§ YOUR OBJECTIVE
Every line of the material is to be quoted verbatim, minus the pictures.

* Begin *

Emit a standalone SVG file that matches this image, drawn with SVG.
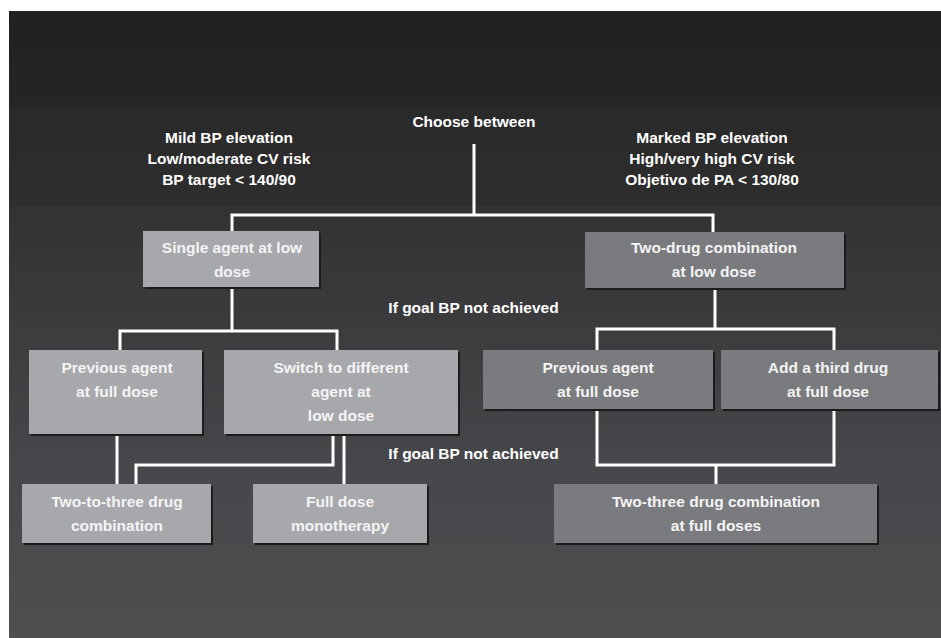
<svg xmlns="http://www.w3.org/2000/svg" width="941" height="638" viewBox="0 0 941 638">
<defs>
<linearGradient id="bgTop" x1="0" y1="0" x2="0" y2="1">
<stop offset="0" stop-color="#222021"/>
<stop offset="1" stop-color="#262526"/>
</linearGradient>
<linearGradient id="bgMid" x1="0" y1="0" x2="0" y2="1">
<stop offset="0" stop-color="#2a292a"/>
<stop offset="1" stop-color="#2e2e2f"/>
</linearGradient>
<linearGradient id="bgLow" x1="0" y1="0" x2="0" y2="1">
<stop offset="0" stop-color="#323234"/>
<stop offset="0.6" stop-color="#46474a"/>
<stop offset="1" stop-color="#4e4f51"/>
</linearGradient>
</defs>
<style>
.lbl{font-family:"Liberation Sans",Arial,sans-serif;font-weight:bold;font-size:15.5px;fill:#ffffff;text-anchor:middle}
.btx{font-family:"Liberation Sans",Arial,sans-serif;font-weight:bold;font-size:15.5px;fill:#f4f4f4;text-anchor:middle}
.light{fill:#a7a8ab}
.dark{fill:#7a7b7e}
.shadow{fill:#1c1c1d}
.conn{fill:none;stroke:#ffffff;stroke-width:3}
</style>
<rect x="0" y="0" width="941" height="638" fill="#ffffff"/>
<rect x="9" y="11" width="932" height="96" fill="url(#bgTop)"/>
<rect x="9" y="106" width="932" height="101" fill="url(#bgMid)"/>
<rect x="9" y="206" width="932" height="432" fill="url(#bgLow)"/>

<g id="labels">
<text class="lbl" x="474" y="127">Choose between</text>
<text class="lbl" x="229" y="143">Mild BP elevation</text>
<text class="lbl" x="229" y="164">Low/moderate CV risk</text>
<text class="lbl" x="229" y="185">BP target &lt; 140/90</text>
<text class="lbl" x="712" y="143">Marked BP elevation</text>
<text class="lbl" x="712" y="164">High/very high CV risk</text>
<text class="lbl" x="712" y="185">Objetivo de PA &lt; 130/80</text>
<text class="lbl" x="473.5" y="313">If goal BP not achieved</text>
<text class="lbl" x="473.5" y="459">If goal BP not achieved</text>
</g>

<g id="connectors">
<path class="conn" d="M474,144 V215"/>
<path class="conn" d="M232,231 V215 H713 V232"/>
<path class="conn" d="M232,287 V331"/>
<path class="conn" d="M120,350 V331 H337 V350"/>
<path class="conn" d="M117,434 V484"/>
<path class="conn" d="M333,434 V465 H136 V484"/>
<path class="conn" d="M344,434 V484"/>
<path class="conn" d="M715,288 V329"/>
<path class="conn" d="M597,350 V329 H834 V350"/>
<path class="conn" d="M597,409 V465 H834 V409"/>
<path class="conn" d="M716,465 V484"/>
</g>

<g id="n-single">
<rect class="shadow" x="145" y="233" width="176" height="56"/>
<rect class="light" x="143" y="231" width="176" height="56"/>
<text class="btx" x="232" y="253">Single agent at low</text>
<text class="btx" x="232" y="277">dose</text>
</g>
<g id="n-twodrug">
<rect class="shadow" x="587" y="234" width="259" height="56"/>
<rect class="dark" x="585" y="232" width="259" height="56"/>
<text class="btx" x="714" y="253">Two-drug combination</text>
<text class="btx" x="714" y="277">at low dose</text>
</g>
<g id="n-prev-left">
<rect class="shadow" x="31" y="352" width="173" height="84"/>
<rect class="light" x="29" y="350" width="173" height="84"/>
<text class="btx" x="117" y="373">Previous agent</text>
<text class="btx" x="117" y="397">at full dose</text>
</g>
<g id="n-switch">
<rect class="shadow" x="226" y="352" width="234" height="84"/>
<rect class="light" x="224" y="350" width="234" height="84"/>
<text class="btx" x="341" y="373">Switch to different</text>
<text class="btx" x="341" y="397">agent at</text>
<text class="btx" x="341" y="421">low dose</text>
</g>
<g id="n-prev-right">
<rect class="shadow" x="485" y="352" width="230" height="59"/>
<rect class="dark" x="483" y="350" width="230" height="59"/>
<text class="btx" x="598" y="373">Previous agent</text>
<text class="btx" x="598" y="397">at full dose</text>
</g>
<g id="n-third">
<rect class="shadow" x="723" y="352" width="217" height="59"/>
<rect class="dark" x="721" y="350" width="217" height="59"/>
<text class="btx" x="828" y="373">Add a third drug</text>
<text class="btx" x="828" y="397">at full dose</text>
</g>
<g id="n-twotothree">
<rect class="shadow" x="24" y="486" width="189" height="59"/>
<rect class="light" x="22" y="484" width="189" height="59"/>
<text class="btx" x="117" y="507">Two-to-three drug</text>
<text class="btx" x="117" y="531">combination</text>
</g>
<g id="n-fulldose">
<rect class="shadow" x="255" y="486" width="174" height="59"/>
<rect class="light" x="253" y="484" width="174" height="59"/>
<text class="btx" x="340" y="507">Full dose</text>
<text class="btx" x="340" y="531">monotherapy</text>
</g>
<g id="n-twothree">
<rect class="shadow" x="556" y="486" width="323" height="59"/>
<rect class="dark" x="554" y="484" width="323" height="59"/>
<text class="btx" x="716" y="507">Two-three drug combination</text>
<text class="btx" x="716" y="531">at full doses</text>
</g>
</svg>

* End *

§ WRITTEN REPLY
Emit a standalone SVG file that matches this image, drawn with SVG.
<svg xmlns="http://www.w3.org/2000/svg" width="941" height="638" viewBox="0 0 941 638">
<defs>
<linearGradient id="bgTop" x1="0" y1="0" x2="0" y2="1">
<stop offset="0" stop-color="#222021"/>
<stop offset="1" stop-color="#262526"/>
</linearGradient>
<linearGradient id="bgMid" x1="0" y1="0" x2="0" y2="1">
<stop offset="0" stop-color="#2a292a"/>
<stop offset="1" stop-color="#2e2e2f"/>
</linearGradient>
<linearGradient id="bgLow" x1="0" y1="0" x2="0" y2="1">
<stop offset="0" stop-color="#323234"/>
<stop offset="0.6" stop-color="#46474a"/>
<stop offset="1" stop-color="#4e4f51"/>
</linearGradient>
</defs>
<style>
.lbl{font-family:"Liberation Sans",Arial,sans-serif;font-weight:bold;font-size:15.5px;fill:#ffffff;text-anchor:middle}
.btx{font-family:"Liberation Sans",Arial,sans-serif;font-weight:bold;font-size:15.5px;fill:#f4f4f4;text-anchor:middle}
.light{fill:#a7a8ab}
.dark{fill:#7a7b7e}
.shadow{fill:#1c1c1d}
.conn{fill:none;stroke:#ffffff;stroke-width:3}
</style>
<rect x="0" y="0" width="941" height="638" fill="#ffffff"/>
<rect x="9" y="11" width="932" height="96" fill="url(#bgTop)"/>
<rect x="9" y="106" width="932" height="101" fill="url(#bgMid)"/>
<rect x="9" y="206" width="932" height="432" fill="url(#bgLow)"/>

<g id="labels">
<text class="lbl" x="474" y="127">Choose between</text>
<text class="lbl" x="229" y="143">Mild BP elevation</text>
<text class="lbl" x="229" y="164">Low/moderate CV risk</text>
<text class="lbl" x="229" y="185">BP target &lt; 140/90</text>
<text class="lbl" x="712" y="143">Marked BP elevation</text>
<text class="lbl" x="712" y="164">High/very high CV risk</text>
<text class="lbl" x="712" y="185">Objetivo de PA &lt; 130/80</text>
<text class="lbl" x="473.5" y="313">If goal BP not achieved</text>
<text class="lbl" x="473.5" y="459">If goal BP not achieved</text>
</g>

<g id="connectors">
<path class="conn" d="M474,144 V215"/>
<path class="conn" d="M232,231 V215 H713 V232"/>
<path class="conn" d="M232,287 V331"/>
<path class="conn" d="M120,350 V331 H337 V350"/>
<path class="conn" d="M117,434 V484"/>
<path class="conn" d="M333,434 V465 H136 V484"/>
<path class="conn" d="M344,434 V484"/>
<path class="conn" d="M715,288 V329"/>
<path class="conn" d="M597,350 V329 H834 V350"/>
<path class="conn" d="M597,409 V465 H834 V409"/>
<path class="conn" d="M716,465 V484"/>
</g>

<g id="n-single">
<rect class="shadow" x="145" y="233" width="176" height="56"/>
<rect class="light" x="143" y="231" width="176" height="56"/>
<text class="btx" x="232" y="253">Single agent at low</text>
<text class="btx" x="232" y="277">dose</text>
</g>
<g id="n-twodrug">
<rect class="shadow" x="587" y="234" width="259" height="56"/>
<rect class="dark" x="585" y="232" width="259" height="56"/>
<text class="btx" x="714" y="253">Two-drug combination</text>
<text class="btx" x="714" y="277">at low dose</text>
</g>
<g id="n-prev-left">
<rect class="shadow" x="31" y="352" width="173" height="84"/>
<rect class="light" x="29" y="350" width="173" height="84"/>
<text class="btx" x="117" y="373">Previous agent</text>
<text class="btx" x="117" y="397">at full dose</text>
</g>
<g id="n-switch">
<rect class="shadow" x="226" y="352" width="234" height="84"/>
<rect class="light" x="224" y="350" width="234" height="84"/>
<text class="btx" x="341" y="373">Switch to different</text>
<text class="btx" x="341" y="397">agent at</text>
<text class="btx" x="341" y="421">low dose</text>
</g>
<g id="n-prev-right">
<rect class="shadow" x="485" y="352" width="230" height="59"/>
<rect class="dark" x="483" y="350" width="230" height="59"/>
<text class="btx" x="598" y="373">Previous agent</text>
<text class="btx" x="598" y="397">at full dose</text>
</g>
<g id="n-third">
<rect class="shadow" x="723" y="352" width="217" height="59"/>
<rect class="dark" x="721" y="350" width="217" height="59"/>
<text class="btx" x="828" y="373">Add a third drug</text>
<text class="btx" x="828" y="397">at full dose</text>
</g>
<g id="n-twotothree">
<rect class="shadow" x="24" y="486" width="189" height="59"/>
<rect class="light" x="22" y="484" width="189" height="59"/>
<text class="btx" x="117" y="507">Two-to-three drug</text>
<text class="btx" x="117" y="531">combination</text>
</g>
<g id="n-fulldose">
<rect class="shadow" x="255" y="486" width="174" height="59"/>
<rect class="light" x="253" y="484" width="174" height="59"/>
<text class="btx" x="340" y="507">Full dose</text>
<text class="btx" x="340" y="531">monotherapy</text>
</g>
<g id="n-twothree">
<rect class="shadow" x="556" y="486" width="323" height="59"/>
<rect class="dark" x="554" y="484" width="323" height="59"/>
<text class="btx" x="716" y="507">Two-three drug combination</text>
<text class="btx" x="716" y="531">at full doses</text>
</g>
</svg>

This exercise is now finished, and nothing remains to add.